End users are typically the frontline observers of AI technology failures, and their negative experiences are risk indicators of deteriorating trustworthiness. Organizations employing these systems must therefore support end users with the following:

  • indicators within the system when it is not functioning as expected
  • performance assessments of the system in the current and new contexts
  • ability to report when the system is no longer operating at the acceptable trustworthiness level
  • information to align their expectations and needs with the potential risk the system introduces

Answers to the questions introduced at the beginning of this section aim to surface whether the technology is fit for the intended purpose and how the user can validate trustworthiness on an ongoing basis. Organizations can also deploy technology capabilities and governance structures to incentivize the ongoing maintenance of AI trustworthiness and provide platforms to test, evaluate, and manage AI products.

At the SEI

We conduct research and engineering activities to investigate methods, practices, and engineering guidance for building trustworthy AI. We seek to provide our government sponsors and the broad AI engineering community usable, practical tools for developing AI systems that are human-centered, robust, secure, and scalable. Here are a few highlights of how researchers in the SEI’s AI Division are advancing the measurement of AI trustworthiness:

  • On fairness: Identifying and mitigating bias in machine learning (ML) models will enable the creation of fairer AI systems. Fairness contributes to system trustworthiness. Anusha Sinha is leading work to leverage our experience in adversarial machine learning, and to develop new methods for identifying and mitigating bias. We are working to establish and explore symmetries in adversarial threat models and fairness criteria. We will then transition our methods to stakeholders interested in applying ML tools in their hiring pipelines, where equitable treatment of applicants is often a legal requirement.
  • On robustness: AI systems will fail, and Eric Heim is leading work to examine the likelihood of failure and quantify the likelihood of those failures. End users can use this information—along with an understanding of how AI systems might fail—as evidence of an AI system’s capability within the current context, making the system more trustworthy. The clear communication of that information supports stakeholders of all types in maintaining appropriate trust in the system.
  • On explainability: Explainability is a significant attribute of a trustworthy system for all stakeholders: engineers and developers, end users, and the decision-makers who are involved in the acquisition of these systems. Violet Turri is leading work to support these decision-makers in meeting purchasing needs by developing a process around requirements for explainability.
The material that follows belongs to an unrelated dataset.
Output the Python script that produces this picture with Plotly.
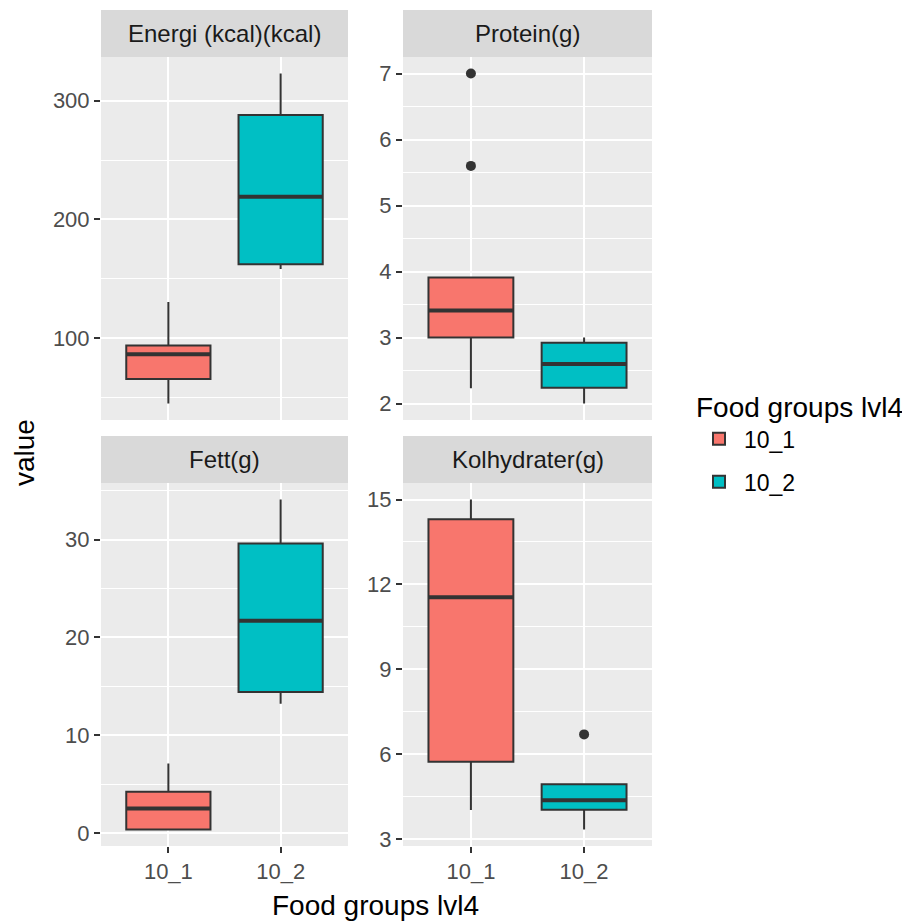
import plotly.graph_objects as go

# ---- data ----
categories = ["10_1", "10_2"]
panel_titles = ["Energi (kcal)(kcal)", "Protein(g)", "Fett(g)", "Kolhydrater(g)"]

energi_lower = [44.6, 158.0]
energi_q1 = [65.2, 162.0]
energi_median = [86.2, 219.0]
energi_q3 = [93.5, 288.0]
energi_upper = [130.3, 323.0]
energi_outliers = [[], []]

protein_lower = [2.23, 2.0]
protein_q1 = [3.0, 2.24]
protein_median = [3.41, 2.60]
protein_q3 = [3.91, 2.92]
protein_upper = [3.91, 3.0]
protein_outliers = [[5.6, 7.0], []]

fett_lower = [0.35, 13.2]
fett_q1 = [0.35, 14.4]
fett_median = [2.5, 21.7]
fett_q3 = [4.2, 29.6]
fett_upper = [7.1, 34.1]
fett_outliers = [[], []]

kolh_lower = [4.03, 3.34]
kolh_q1 = [5.73, 4.04]
kolh_median = [11.55, 4.37]
kolh_q3 = [14.3, 4.94]
kolh_upper = [15.0, 4.94]
kolh_outliers = [[], [6.7]]

y_dticks = [100, 1, 10, 3]

# ---- styling ----
fills = ["#F8766D", "#00BFC4"]
LINE = "#333333"
OFF = 8  # default page body margin
W, H = 910 - OFF, 924 - OFF
FONT = "Liberation Sans, Arial, sans-serif"

panels = [
    (energi_lower, energi_q1, energi_median, energi_q3, energi_upper, energi_outliers),
    (protein_lower, protein_q1, protein_median, protein_q3, protein_upper, protein_outliers),
    (fett_lower, fett_q1, fett_median, fett_q3, fett_upper, fett_outliers),
    (kolh_lower, kolh_q1, kolh_median, kolh_q3, kolh_upper, kolh_outliers),
]

# panel pixel boxes in page coords (left, right), (top, bottom)
px_x = [(101 - OFF, 348 - OFF), (403 - OFF, 652 - OFF)]
px_y = [(57 - OFF, 420 - OFF), (483 - OFF, 846 - OFF)]
strip_h = 47

fig = go.Figure()
layout = dict(
    width=W, height=H,
    margin=dict(l=0, r=0, t=0, b=0),
    paper_bgcolor="white", plot_bgcolor="#EBEBEB",
    boxmode="overlay",
    font=dict(family=FONT, color="#1A1A1A"),
    showlegend=True,
)
shapes = []
annotations = []
box_w = 0.75
positions = [1, 2]

for i, (lo, q1, med, q3, up, outl) in enumerate(panels):
    r, c = divmod(i, 2)
    n = i + 1
    xa = "x" if n == 1 else f"x{n}"
    ya = "y" if n == 1 else f"y{n}"
    xkey = "xaxis" if n == 1 else f"xaxis{n}"
    ykey = "yaxis" if n == 1 else f"yaxis{n}"
    for j, cat in enumerate(categories):
        fig.add_trace(go.Box(
            x=[positions[j]], q1=[q1[j]], median=[med[j]], q3=[q3[j]],
            lowerfence=[lo[j]], upperfence=[up[j]],
            width=box_w, whiskerwidth=0, boxpoints=False,
            fillcolor=fills[j], line=dict(color=LINE, width=2),
            name=cat, legendgroup=cat, showlegend=(i == 0),
            xaxis=xa, yaxis=ya, hoverinfo="skip",
        ))
        # thicker median line like ggplot
        fig.add_trace(go.Scatter(
            x=[positions[j] - box_w / 2, positions[j] + box_w / 2], y=[med[j], med[j]],
            mode="lines", line=dict(color=LINE, width=4),
            showlegend=False, xaxis=xa, yaxis=ya, hoverinfo="skip",
        ))
        if outl[j]:
            fig.add_trace(go.Scatter(
                x=[positions[j]] * len(outl[j]), y=outl[j], mode="markers",
                marker=dict(color=LINE, size=10), showlegend=False,
                xaxis=xa, yaxis=ya, hoverinfo="skip",
            ))
    allv = lo + up + [v for o in outl for v in o]
    vmin, vmax = min(allv), max(allv)
    pad = 0.05 * (vmax - vmin)
    x0, x1 = px_x[c]
    t0, t1 = px_y[r]
    layout[xkey] = dict(
        domain=[x0 / W, x1 / W], anchor=ya, range=[0.4, 2.6],
        tickvals=positions, ticktext=categories,
        showticklabels=(r == 1), ticks="outside" if r == 1 else "",
        ticklen=6, tickwidth=1.5, tickcolor=LINE,
        tickfont=dict(size=22, color="#4D4D4D", family=FONT),
        showgrid=True, gridcolor="white", gridwidth=1.6,
        zeroline=False, showline=False, automargin=False,
    )
    dt = y_dticks[i]
    layout[ykey] = dict(
        domain=[1 - t1 / H, 1 - t0 / H], anchor=xa,
        range=[vmin - pad, vmax + pad], tick0=0, dtick=dt,
        ticks="outside", ticklen=6, tickwidth=1.5, tickcolor=LINE,
        tickfont=dict(size=22, color="#4D4D4D", family=FONT),
        showgrid=True, gridcolor="white", gridwidth=1.6,
        minor=dict(tick0=0, dtick=dt / 2, showgrid=True, gridcolor="white", gridwidth=0.8, ticks=""),
        zeroline=False, showline=False, automargin=False,
    )
    # facet strip
    shapes.append(dict(
        type="rect", xref="paper", yref="paper",
        x0=x0 / W, x1=x1 / W, y0=1 - t0 / H, y1=1 - (t0 - strip_h) / H,
        fillcolor="#D9D9D9", line=dict(width=0), layer="below",
    ))
    annotations.append(dict(
        text=panel_titles[i], xref="paper", yref="paper",
        x=(x0 + x1) / 2 / W, y=1 - (t0 - strip_h / 2) / H,
        xanchor="center", yanchor="middle", showarrow=False,
        font=dict(size=24, color="#1A1A1A", family=FONT),
    ))

annotations.append(dict(
    text="value", xref="paper", yref="paper", x=(24 - OFF) / W, y=1 - (453 - OFF) / H,
    textangle=-90, showarrow=False, xanchor="center", yanchor="middle",
    font=dict(size=28, color="black", family=FONT),
))
annotations.append(dict(
    text="Food groups lvl4", xref="paper", yref="paper", x=(375 - OFF) / W, y=1 - (905 - OFF) / H,
    showarrow=False, xanchor="center", yanchor="middle",
    font=dict(size=28, color="black", family=FONT),
))

layout["shapes"] = shapes
layout["annotations"] = annotations
layout["legend"] = dict(
    x=(694 - OFF) / W, y=1 - (381 - OFF) / H, xanchor="left", yanchor="top",
    title=dict(text="Food groups lvl4", font=dict(size=28, color="black", family=FONT)),
    font=dict(size=23, color="black", family=FONT),
    bgcolor="rgba(0,0,0,0)", itemwidth=40, tracegroupgap=10,
)
fig.update_layout(**layout)
fig.write_html("out.html")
Ensuring the Adoption of Trustworthy AI Systems

Building trustworthy AI systems will increase the impact of these systems to augment work and support missions. Making successful AI-enabled systems is a big investment; trustworthy design considerations should be embedded from the initial planning stage through release and maintenance. With intentional work to create trustworthiness by design, organizations can capture the full potential of AI’s intended promise.